Наши добрые чувства делаются сонливыми.
И я так боюсь уснуть заживо в этой мутной воде и проспать до самой смерти.
Человеку чуткому всегда как будто чего-то не хватает. И он занимается йогой, меняет пол, идет в бандиты, едет за границу.
Но ему не хватает одного – себя самого – бодрствующего, любящего, живого, исполненного чувств. Ему не хватает поэзии.
Которая есть роскошь.
Я люблю почти все, что он написал. Но более всего нуждаюсь в двух стихотворениях.

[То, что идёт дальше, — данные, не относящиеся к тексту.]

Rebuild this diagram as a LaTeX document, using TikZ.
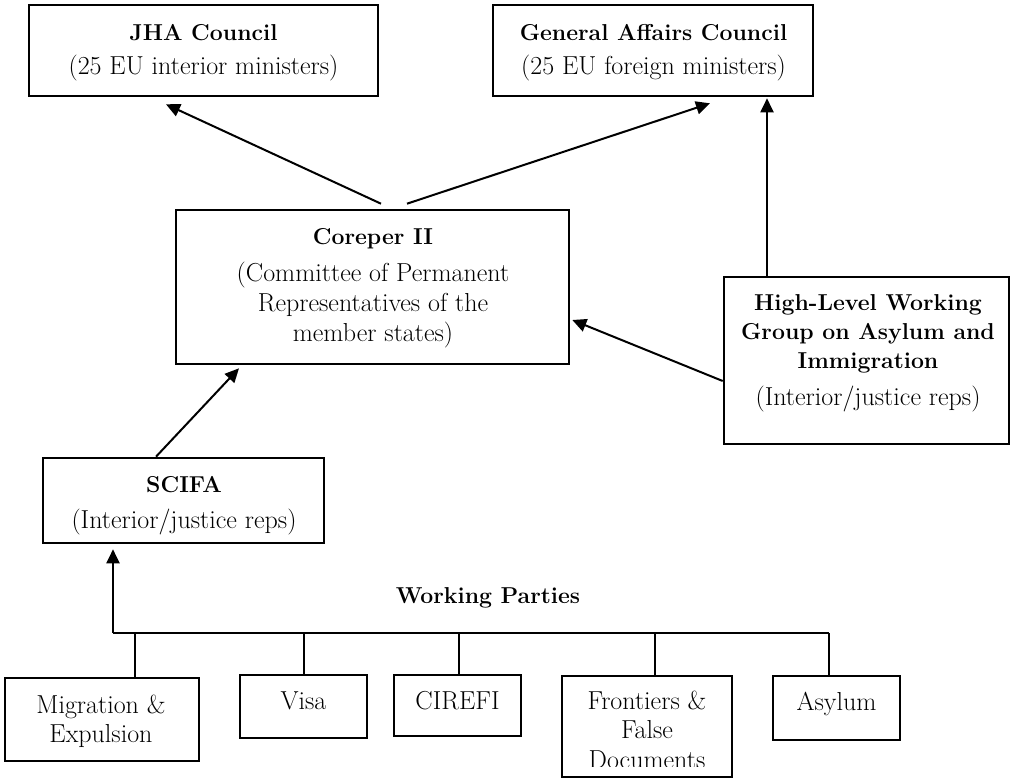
\documentclass[tikz,border=0pt]{standalone}
\usepackage{fontspec}
\usetikzlibrary{arrows.meta,calc}
\tikzset{
  box/.style={draw, line width=2.6pt, inner sep=0pt, rectangle},
  txt/.style={anchor=base, align=center, inner sep=0pt, font=\fontsize{26}{30}\selectfont},
  btxt/.style={anchor=base, align=center, inner sep=0pt, font=\fontsize{23}{29}\selectfont\bfseries},
  arr/.style={line width=2pt, -{Triangle[length=14pt,width=13pt]}},
  ln/.style={line width=2.6pt}
}
\begin{document}
\begin{tikzpicture}[x=1pt,y=-1pt]
\useasboundingbox (0,0) rectangle (1011,779);
% boxes
\node[box, minimum width=349pt, minimum height=91pt] (jha) at (203.5,50.5) {};
\node[box, minimum width=320pt, minimum height=91pt] (gac) at (653,50.5) {};
\node[box, minimum width=393pt, minimum height=154pt] (cor) at (372.5,287) {};
\node[box, minimum width=285pt, minimum height=167pt] (hl) at (866.5,360.5) {};
\node[box, minimum width=281pt, minimum height=85pt] (scifa) at (183.5,500.5) {};
\node[box, minimum width=194pt, minimum height=83pt] (mig) at (102,719.5) {};
\node[box, minimum width=127pt, minimum height=63pt] (visa) at (303.5,706.5) {};
\node[box, minimum width=127pt, minimum height=61pt] (cirefi) at (457.5,705.5) {};
\node[box, minimum width=170pt, minimum height=101pt] (front) at (647,726.5) {};
\node[box, minimum width=127pt, minimum height=64pt] (asyl) at (836.5,708) {};
% texts
\node[btxt] (jhat) at (203.5,40) {JHA Council};
\node[txt] (jhas) at (203.5,74) {(25 EU interior ministers)};
\node[btxt] (gact) at (653.5,40) {General Affairs Council};
\node[txt] (gacs) at (653.5,74) {(25 EU foreign ministers)};
\node[btxt] (cort) at (373,244) {Coreper II};
\node[txt] (cors) at (373,341) {(Committee of Permanent\\Representatives of the\\member states)};
\node[btxt] (hlt) at (868,368) {High-Level Working\\Group on Asylum and\\Immigration};
\node[txt] (hls) at (868,405) {(Interior/justice reps)};
\node[btxt] (scifat) at (184,492) {SCIFA};
\node[txt] (scifas) at (184,528) {(Interior/justice reps)};
\node[txt, font=\fontsize{26}{29}\selectfont] (migt) at (101,742) {Migration \&\\Expulsion};
\node[txt] (visat) at (303.5,709) {Visa};
\node[txt] (cirefit) at (457.5,709) {CIREFI};
\begin{scope}
\clip (562,676) rectangle (732,766);
\node[txt, font=\fontsize{26}{29.5}\selectfont] (frontt) at (647,768) {Frontiers \&\\False\\Documents};
\end{scope}
\node[txt] (asylt) at (836.5,710) {Asylum};
\node[btxt] (wp) at (488,603) {Working Parties};
% connectors
\draw[arr] ($(cor.north)+(8.5,-5)$) -- ($(jha.south)+(-37.5,7)$);
\draw[arr] ($(cor.north)+(34.5,-5)$) -- ($(gac.south)+(57,6)$);
\draw[arr] ($(hl.north)+(-99.5,0)$) -- ($(gac.south)+(114,1)$);
\draw[arr] ($(hl.west)+(0,20.5)$) -- ($(cor.east)+(2,33)$);
\draw[arr] ($(scifa.north)+(-27.5,0)$) -- ($(cor.south)+(-133.5,3)$);
\coordinate (barL) at (113,633);
\coordinate (barR) at (829,633);
\coordinate (dmig) at (135,633);
\coordinate (dvisa) at (304,633);
\coordinate (dcir) at (459,633);
\coordinate (dfront) at (655,633);
\draw[ln] (barL) -- (barR);
\draw[arr] (barL) -- ($(scifa.south)+(-70.5,5)$);
\draw[ln] (mig.north -| dmig) -- (dmig);
\draw[ln] (visa.north -| dvisa) -- (dvisa);
\draw[ln] (cirefi.north -| dcir) -- (dcir);
\draw[ln] (front.north -| dfront) -- (dfront);
\draw[ln] (asyl.north -| barR) -- (barR);
\end{tikzpicture}
\end{document}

Первое – про дядю Пашу и плохой фабричный репродуктор. Помню, как на рубеже веков этот стих был торжественно продекламирован другом Рыжего, поэтом Григорием Данским. С тех пор эта вещь и украшает собою мое прошлое и прошлое моей страны.
Второе же – про спящего поэта Диму Рябоконя, к которому пришло море. Я очень хочу, чтоб ко мне оно тоже пришло. Но к милым людям море не ходит.
А чтоб пришло, мне нужно уйти из дому, напиться, проматериться, прореветься и уснуть на лавке – Бог знает где. А это роскошь.